Taxpayer May Pursue Notre Dame For Restitution
It may not be another bowl loss, but Notre Dame lost its bid to stop a taxpayer from pursuing the university for funds it received for training teachers for Catholic schools in violation of the establishment clause of the U.S. Constitution.
The Seventh Circuit found that a taxpayer can continue its lawsuit to have Notre Dame refund to the federal government nearly $500,000 it received from the Department of Education for a program called Alliance for Catholic Education (ACE), funds that the university distributed to several other religious colleges. The First Amendment prohibits Congress from creating religious establishments.
At the trial court, the taxpayer had requested an injunction preventing the expenditure. The trial court dismissed the case as moot, finding that the funds already had been spent and that “the likelihood of a future such earmark was too remote to warrant injunctive relief.”

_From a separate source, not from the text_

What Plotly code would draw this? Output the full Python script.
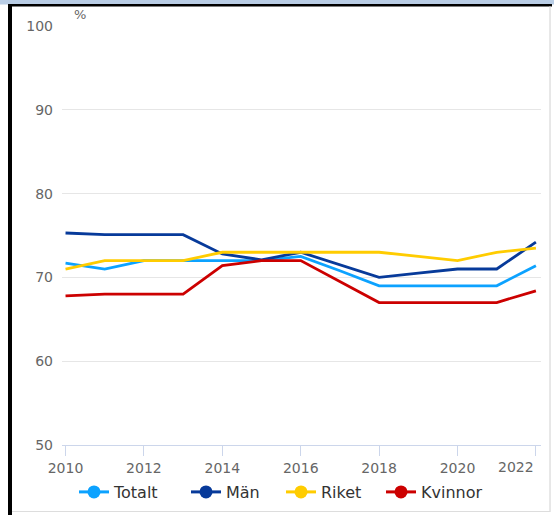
import plotly.graph_objects as go

years = list(range(2010, 2023))
totalt = [71.7, 71.0, 72.0, 72.0, 72.0, 72.0, 72.5, 70.8, 69.0, 69.0, 69.0, 69.0, 71.4]
man = [75.3, 75.1, 75.1, 75.1, 72.8, 72.1, 73.0, 71.5, 70.0, 70.5, 71.0, 71.0, 74.2]
riket = [71.0, 72.0, 72.0, 72.0, 73.0, 73.0, 73.0, 73.0, 73.0, 72.5, 72.0, 73.0, 73.5]
kvinnor = [67.8, 68.0, 68.0, 68.0, 71.4, 72.0, 72.0, 69.5, 67.0, 67.0, 67.0, 67.0, 68.4]

series_names = ["Totalt", "Män", "Riket", "Kvinnor"]
series_vals = [totalt, man, riket, kvinnor]
colors = ["#0ca2ff", "#073a9a", "#ffcc00", "#cc0000"]

x_ticks = [2010, 2012, 2014, 2016, 2018, 2020, 2022]
x_ticktext = ["2010", "2012", "2014", "2016", "2018", "2020", ""]
y_ticks = [50, 60, 70, 80, 90, 100]

W, H = 554, 515
L, R, T, B = 62, 13, 26, 0
AXIS_BOTTOM = 445
PW, PH = W - L - R, H - T - B
legend_left_px = [74, 186, 281, 381]

def px(x):
    return (x - L) / PW

def py(y):
    return (H - B - y) / PH

font_family = "DejaVu Sans"
fig = go.Figure()
for name, vals, c in zip(series_names, series_vals, colors):
    fig.add_trace(go.Scatter(x=years, y=vals, mode="lines", name=name,
                             line=dict(color=c, width=2.8), showlegend=False))

legend_layout = {}
for i, (name, c) in enumerate(zip(series_names, colors)):
    lid = "legend" if i == 0 else f"legend{i + 1}"
    fig.add_trace(go.Scatter(x=[None], y=[None], mode="lines+markers", name=name,
                             line=dict(color=c, width=3), legend=lid,
                             marker=dict(color=c, size=13), showlegend=True))
    legend_layout[lid] = dict(orientation="h", x=px(legend_left_px[i]), xanchor="left",
                              y=py(492), yanchor="middle",
                              font=dict(size=16, color="#333333", family=font_family),
                              bgcolor="rgba(0,0,0,0)")

fig.update_layout(
    width=W, height=H,
    margin=dict(l=L, r=R, t=T, b=B, pad=0),
    paper_bgcolor="white", plot_bgcolor="white",
    font=dict(family=font_family, size=14, color="#666666"),
    xaxis=dict(range=[2009.91, 2022.13], tickvals=x_ticks, ticktext=x_ticktext,
               showgrid=False, zeroline=False, showline=True, linecolor="#ccd6eb",
               linewidth=1, ticks="outside", ticklen=10, tickcolor="#ccd6eb",
               tickfont=dict(size=14, color="#666666"), automargin=False),
    yaxis=dict(range=[50, 100], domain=[py(AXIS_BOTTOM), 1], tickvals=y_ticks,
               showgrid=True, gridcolor="#e6e6e6",
               zeroline=False, ticks="", ticklabelstandoff=8,
               tickfont=dict(size=14, color="#666666"), automargin=False),
    showlegend=True,
    **legend_layout,
)

fig.add_annotation(x=2022, y=50, xref="x", yref="y", text="2022", showarrow=False,
                   xanchor="right", yanchor="top", yshift=-12,
                   font=dict(size=14, color="#666666", family=font_family))
fig.add_annotation(x=px(80), y=py(15), xref="paper", yref="paper", text="%",
                   showarrow=False, xanchor="center", yanchor="middle",
                   font=dict(size=13, color="#666666", family=font_family))

shapes = [
    dict(type="rect", x0=px(0), x1=px(W), y0=py(0), y1=py(4.5), fillcolor="#b9cde5", line_width=0),
    dict(type="rect", x0=px(8), x1=px(552), y0=py(4), y1=py(6.5), fillcolor="#000000", line_width=0),
    dict(type="rect", x0=px(8), x1=px(12), y0=py(4), y1=py(H), fillcolor="#000000", line_width=0),
    dict(type="line", x0=px(550), x1=px(550), y0=py(6), y1=py(512), line=dict(color="#d0d0d0", width=1)),
    dict(type="line", x0=px(12), x1=px(550), y0=py(511.5), y1=py(511.5), line=dict(color="#dddddd", width=1)),
]
for s in shapes:
    fig.add_shape(xref="paper", yref="paper", **s)

fig.write_html("out.html", config={"displayModeBar": False},
               post_script="document.body.style.margin='0';document.body.style.overflow='hidden';")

However, the Seventh Circuit found that the court could order Notre Dame to return the funds, even though the taxpayer had not requested it at the trial court level. The appellate court said “there is no per se rule that the recipient of illegal funds who has spent them cannot be forced to repay them.”
In remanding the case to the trial court, the Seventh Circuit said the issue will be whether the “religious” component of the ACE program was funded by federal or private funds. “As long as the religious component is financed entirely by the private donations, there is no violation of the establishment clause, which has been interpreted as not forbidding grants of public money to religious institutions as long as the grants are limited to the institutions’ secular activities.”
The dissent agreed with the trial court that the case was moot. It wrote that restitution was neither sought by the taxpayer nor is it consistent with taxpayer standing to bring a lawsuit in the first place.
Laskowski v. Spellings and University of Notre Dame, Seventh Cir. No. 05-2749, April 13, 2006.